The company grew to three locations and four spin off businesses, but today it’s just the shop on North Avondale Road, run by two of his sons. In the 1960’s, their father erected the infamous Ray’s pole sign on North Avondale Road. The city now owns the property and has recently demolished that sign.  Jonathan said his dad spent about $10,000 on that sign and went round and round with the city over it after the city was added to the National Register of Historic Places in 1986.

“Avondale got on the National Historical Society, daddy called it the, ‘Hysterical Society,’ and they came back and said, ‘Look you’ve got to tear down that sign it doesn’t meet the ordinances. It’s got to be old English because Avondale is now an old English town,'” Jonathan recalled.

Ray Belcher wasn’t having any of it. He hired an attorney and eventually the sign was deemed to be “grandfathered” in under the city code.

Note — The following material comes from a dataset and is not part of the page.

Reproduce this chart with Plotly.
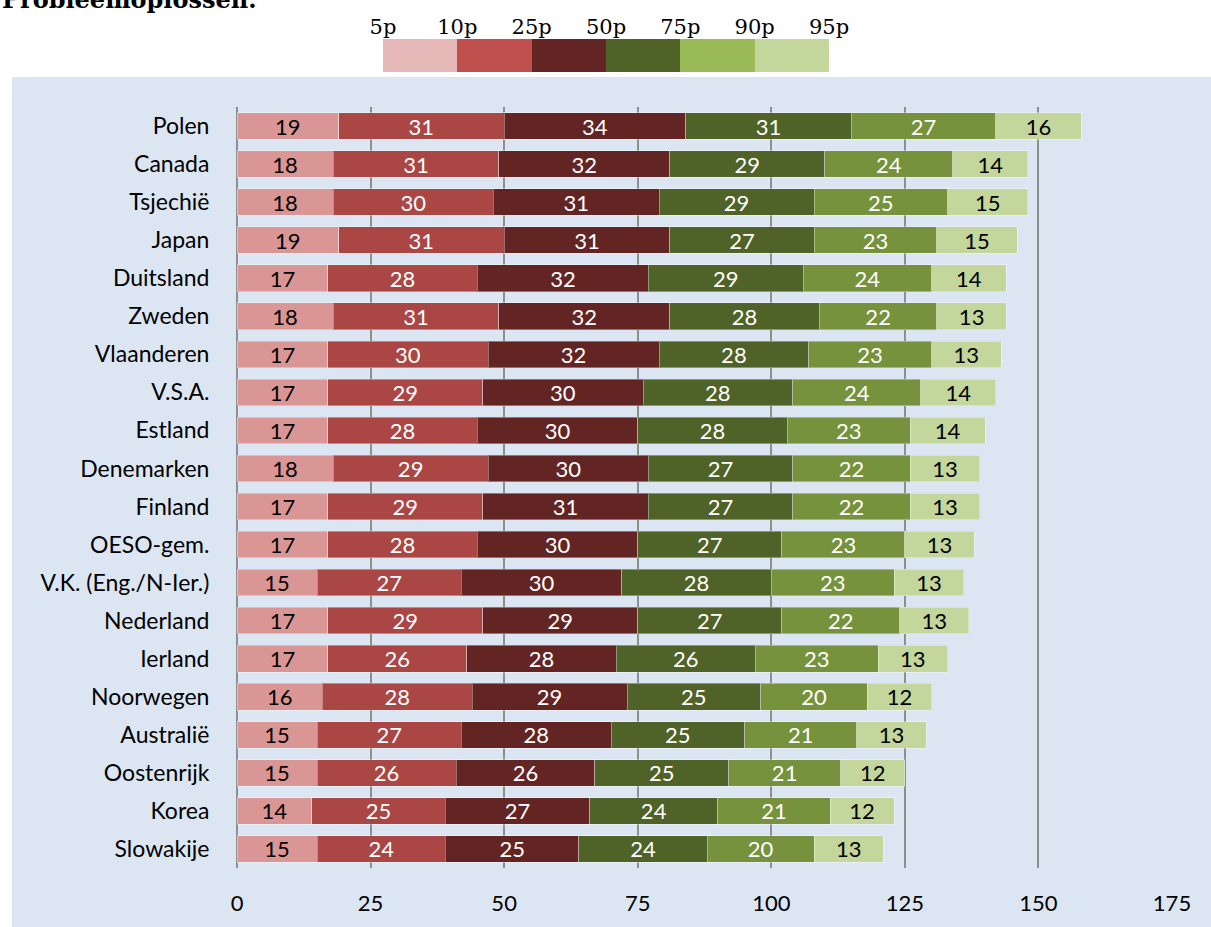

Their mother, Peggy, who is Scotch Irish, started the American Indian apparel business. Jonathan said his dad became involved in the Wounded Knee Incident in South Dakota in 1973, a protest staged by the Lakota tribe.

“He sent tractor trailer loads of food and clothing to the reservation, to the people,” Jonathan said. “They acknowledged him by adopting him into the tribe. The Lakota tribe gave him the name ‘Swift arrow.'”

Their mother took to wearing the American Indian artifacts and got the idea to open a store after numerous people asked her where she got them. The business started in the back of the TV store.

“In 1973 my dad said, ironically, ‘We can’t be having Indian stuff in here. It confuses people,'” Jonathan said. ” … So in 1973 to 1980 she had her place in North DeKalb Mall, Ray’s Indian Originals. In 1980 they got tired of paying the rent. The mall had gone downhill.”

The family cleaned out some storage rooms and moved the business back into the TV shop. When a developer came to the family in 2006 to buy the old property, the family took the money and moved down the street.

The official anniversary is in October.

“What we’re probably going to do is an open house, some drinks and eats,” Jonathan said.

Jonathan would like to have an official proclamation in hand, too, recognizing his family’s place in Avondale. His mother is ill and it would mean a lot to her, he said.

State Rep. Karla Drenner, D-Avondale Estates, got wind of the Belcher’s request to the city and spoke to Mayor Ed Rieker on their behalf. Rieker told her there was “some confusion” about whose business was the oldest, Drenner said.

Drenner offered to have her office draft a proclamation noting that the family started doing business in Avondale in 1948.

“I don’t think it’s going to say anything about who’s got the oldest business in Avondale,” Drenner said. “It seems so simple and so silly to kind of argue about something like that. … It’s just small. It seemed like a no-brainer kind of thing.”